The New Yorker's always witty and often erudite TV critic Nancy Franklin gives an account of watching the Obama inauguration from the comfort of her living room, and by the time I'd got halfway through it, I was feeling as though I'd missed out by traveling to Washington to see what (very little) I could in person. In fact I've seriously considered buying one of those DVDs of the coverage that all the networks are hawking.
But even though I missed seeing the event from every angle, in constant replays, and with copious commentary, I'm still convinced that there was no substitute for being there. True, if I'd had more wits about me, I could most likely have wangled my way more into the thick of things, like, for example, budding rock star Matt Fame (né Matt Lame), who at the Neighborhood Ball found himself close enough to both the Prez and Beyoncé to be heard telling the latter "Good job!" as she left the stage following her performance. He wisely refrained from reinforcing the point with a pat to her passing derrière (and even more wisely refrained from giving the President a similar treatment), but you know, he could have.
Several other friends parlayed work or family connections into spots that were at the very least within sight and sound of the swearing-in ceremonies, while I had to be content with an out-of-sync Jumbotron at the backside of the Washington Monument.
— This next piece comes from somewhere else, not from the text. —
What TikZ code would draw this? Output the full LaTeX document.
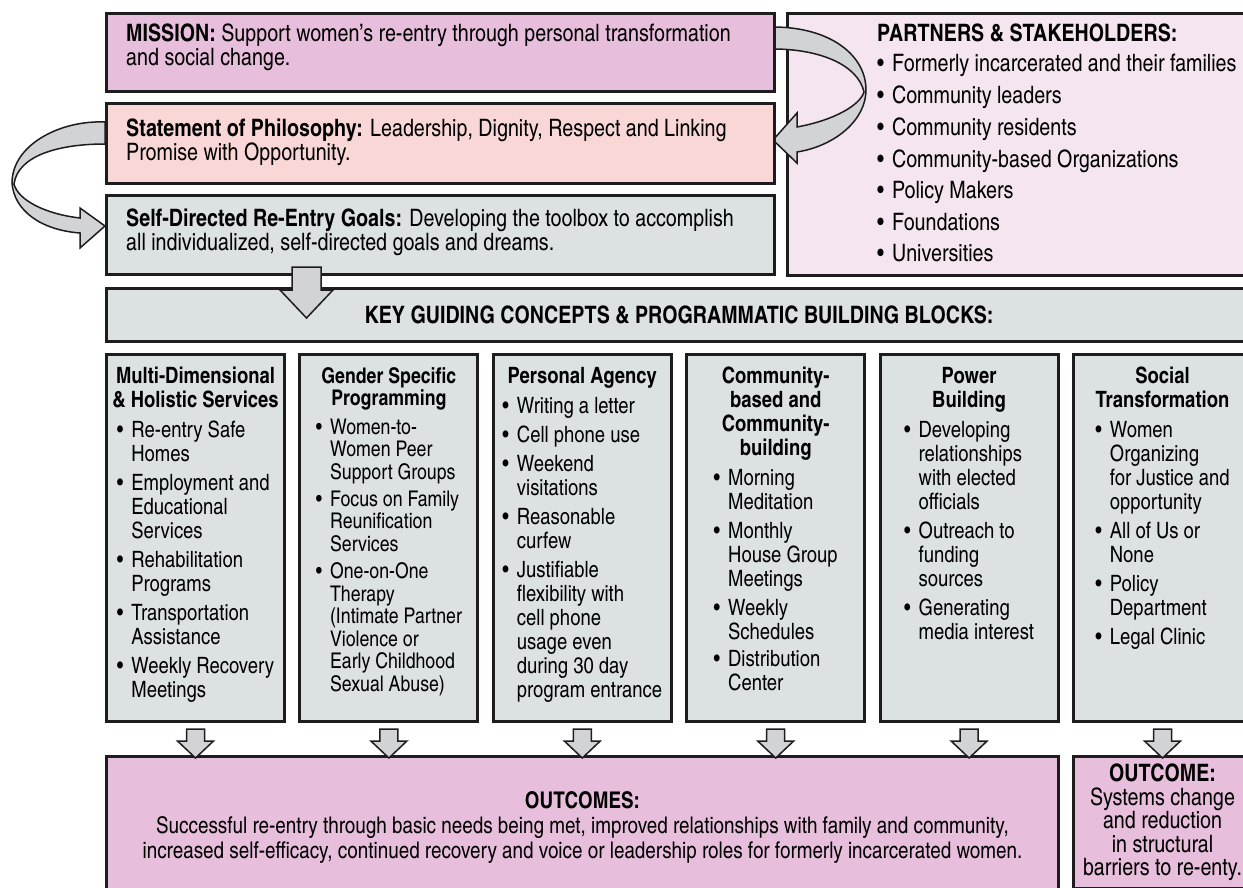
\documentclass[tikz,border=0pt]{standalone}
\usepackage{fontspec}
\setmainfont{texgyreheroscn}[Extension=.otf, UprightFont=*-regular, BoldFont=*-bold, ItalicFont=*-italic, BoldItalicFont=*-bolditalic]
\usepackage{xcolor}
\usetikzlibrary{calc}
\definecolor{mauve}{RGB}{231,190,219}
\definecolor{rose}{RGB}{250,215,215}
\definecolor{lilas}{RGB}{244,229,240}
\definecolor{grisbleu}{RGB}{220,225,225}
\definecolor{grisfleche}{RGB}{210,211,213}
\definecolor{trait}{RGB}{30,28,30}
\newcommand{\Grand}{\fontsize{24pt}{23.5pt}\selectfont}
\newcommand{\Moyen}{\fontsize{22.5pt}{24pt}\selectfont}
\tikzset{
Cadre/.style={
 draw=trait,
 line width=3pt,
 inner sep=0pt,
 anchor=north west
 },
Fleche/.style={
 draw=trait,
 line width=1.5pt,
 fill=grisfleche,
 line join=miter
 },
Texte/.style={
 inner sep=0pt,
 align=left,
 anchor=north west,
 font=\Grand
 },
Colonne/.style={
 inner sep=0pt,
 align=center,
 anchor=north,
 font=\Moyen
 },
Bilan/.style={
 Cadre,
 fill=mauve,
 align=center
 }
}
\newcommand{\Puces}[1]{\begin{tabular}[t]{@{}l@{\hspace{8pt}}l@{}}#1\end{tabular}}

\begin{document}
\begin{tikzpicture}[x=1pt,y=-1pt]
\useasboundingbox (0,0) rectangle (1243,888);
% partenaires (sous la fleche de droite)
\node[Cadre, fill=lilas, minimum width=469pt, minimum height=262pt] (partners) at (786,12) {};
\node[Texte, font=\fontsize{24pt}{24pt}\selectfont] (partnerstxt) at ([xshift=91pt,yshift=-12pt]partners.north west)
 {\textbf{PARTNERS \& STAKEHOLDERS:}\\[6pt]
 \Puces{\textbullet & Formerly incarcerated and their families\\[7pt]
 \textbullet & Community leaders\\[7pt]
 \textbullet & Community residents\\[7pt]
 \textbullet & Community-based Organizations\\[7pt]
 \textbullet & Policy Makers\\[7pt]
 \textbullet & Foundations\\[7pt]
 \textbullet & Universities}};
% fleches courbes
\draw[Fleche] (773,27) .. controls (830,27) and (866,55) .. (866,90)
 .. controls (866,120) and (835,146) .. (797,152) -- (797,163) -- (773,140) -- (797,113) -- (797,127)
 .. controls (835,120) and (860,105) .. (864,92)
 .. controls (858,65) and (820,49) .. (773,49) -- cycle;
\draw[Fleche] (105,122) .. controls (60,120) and (12,145) .. (12,183)
 .. controls (14,210) and (40,230) .. (80,233) -- (80,248) -- (105,226) -- (80,208) -- (80,218)
 .. controls (45,214) and (18,200) .. (14,184)
 .. controls (18,155) and (60,144) .. (105,144) -- cycle;
% les trois bandeaux
\node[Cadre, fill=mauve, minimum width=668pt, minimum height=78pt] (mission) at (105,12) {};
\node[Cadre, fill=rose, minimum width=668pt, minimum height=80pt] (philo) at (105,102) {};
\node[Cadre, fill=grisbleu, minimum width=668pt, minimum height=79pt] (goals) at (105,194) {};
\node[Texte] (missiontxt) at ([xshift=21pt,yshift=-12pt]mission.north west)
 {\textbf{MISSION:} Support women’s re-entry through personal transformation\\and social change.};
\node[Texte] (philotxt) at ([xshift=21pt,yshift=-17pt]philo.north west)
 {\textbf{Statement of Philosophy:} Leadership, Dignity, Respect and Linking\\Promise with Opportunity.};
\node[Texte] (goalstxt) at ([xshift=21pt,yshift=-15pt]goals.north west)
 {\textbf{Self-Directed Re-Entry Goals:} Developing the toolbox to accomplish\\all individualized, self-directed goals and dreams.};
\node[Cadre, fill=grisbleu, minimum width=1145pt, minimum height=53pt, font=\Grand\bfseries] (key) at (105,287)
 {KEY GUIDING CONCEPTS \& PROGRAMMATIC BUILDING BLOCKS:};
\coordinate (fb) at ([xshift=201.5pt]goals.south west);
\draw[Fleche] (fb) ++(-14.5,-9) -- ++(29,0) -- ++(0,23) -- ++(12,0) -- ++(-26.5,28) -- ++(-26.5,-28) -- ++(12,0) -- cycle;
% colonnes
\foreach \i in {1,...,6}
 \node[Cadre, fill=grisbleu, minimum width=178pt, minimum height=367pt] (c\i) at ({105+(\i-1)*193.4},353) {};
\node[Colonne] (t1) at ([yshift=-14pt]c1.north)
 {\textbf{Multi-Dimensional}\\\textbf{\& Holistic Services}\\[6pt]
 \Puces{\textbullet & Re-entry Safe\\ & Homes\\[5pt]
 \textbullet & Employment and\\ & Educational\\ & Services\\[5pt]
 \textbullet & Rehabilitation\\ & Programs\\[5pt]
 \textbullet & Transportation\\ & Assistance\\[5pt]
 \textbullet & Weekly Recovery\\ & Meetings}};
\node[Colonne, font=\fontsize{21.6pt}{22.5pt}\selectfont] (t2) at ([yshift=-14pt]c2.north)
 {\textbf{Gender Specific}\\\textbf{Programming}\\[6pt]
 \Puces{\textbullet & Women-to-\\ & Women Peer\\ & Support Groups\\[4.5pt]
 \textbullet & Focus on Family\\ & Reunification\\ & Services\\[4.5pt]
 \textbullet & One-on-One\\ & Therapy\\ & (Intimate Partner\\ & Violence or\\ & Early Childhood\\ & Sexual Abuse)}};
\node[Colonne] (t3) at ([yshift=-14pt]c3.north)
 {\textbf{Personal Agency}\\[6pt]
 \Puces{\textbullet & Writing a letter\\[5pt]
 \textbullet & Cell phone use\\[5pt]
 \textbullet & Weekend\\ & visitations\\[5pt]
 \textbullet & Reasonable\\ & curfew\\[5pt]
 \textbullet & Justifiable\\ & flexibility with\\ & cell phone\\ & usage even\\ & during 30 day\\ & program entrance}};
\node[Colonne] (t4) at ([yshift=-14pt]c4.north)
 {\textbf{Community-}\\\textbf{based and}\\\textbf{Community-}\\\textbf{building}\\[6pt]
 \Puces{\textbullet & Morning\\ & Meditation\\[5pt]
 \textbullet & Monthly\\ & House Group\\ & Meetings\\[5pt]
 \textbullet & Weekly\\ & Schedules\\[3pt]
 \textbullet & Distribution\\ & Center}};
\node[Colonne] (t5) at ([yshift=-14pt]c5.north)
 {\textbf{Power}\\\textbf{Building}\\[6pt]
 \Puces{\textbullet & Developing\\ & relationships\\ & with elected\\ & officials\\[5pt]
 \textbullet & Outreach to\\ & funding\\ & sources\\[5pt]
 \textbullet & Generating\\ & media interest}};
\node[Colonne] (t6) at ([yshift=-14pt]c6.north)
 {\textbf{Social}\\\textbf{Transformation}\\[6pt]
 \Puces{\textbullet & Women\\ & Organizing\\ & for Justice and\\ & opportunity\\[5pt]
 \textbullet & All of Us or\\ & None\\[5pt]
 \textbullet & Policy\\ & Department\\[5pt]
 \textbullet & Legal Clinic}};
% resultats
\node[Bilan, minimum width=952pt, minimum height=142pt, font=\fontsize{23pt}{25pt}\selectfont] (outcomes) at (105,755)
 {\textbf{OUTCOMES:}\\Successful re-entry through basic needs being met, improved relationships with family and community,\\increased self-efficacy, continued recovery and voice or leadership roles for formerly incarcerated women.};
\node[Bilan, minimum width=178pt, minimum height=132pt, font=\fontsize{24pt}{23.4pt}\selectfont] (outcome) at (1072,755)
 {\textbf{OUTCOME:}\\Systems change\\and reduction\\in structural\\barriers to re-enty.};
\foreach \i in {1,...,6}
 \draw[Fleche] ($(c\i.south)+(-9,6)$) -- ++(18,0) -- ++(0,12) -- ++(9,0) -- ++(-18,17) -- ++(-18,-17) -- ++(9,0) -- cycle;
\end{tikzpicture}
\end{document}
Still, the memories of being caught up in that wave of exuberant humanity, of seeing flags waving in hands where I never before would have pictured them, of patriotic songs rising from the throats of those who'd presumably never before had much to be patriotic about, of tears streaming unashamedly down faces of all ages, classes and colors, leave me in no doubt that I was right where I needed to be, and will likely treasure for the rest of my days the fact of having been there.
Or as Ms. Franklin somewhat poignantly put it: "I should have put the remote down and got myself to Washington and stood in the crowd, freezing and cheering, maybe even, for the first time, waving a flag. January 20th might have been the greatest day in my lifetime. By watching it on TV, I’d missed it."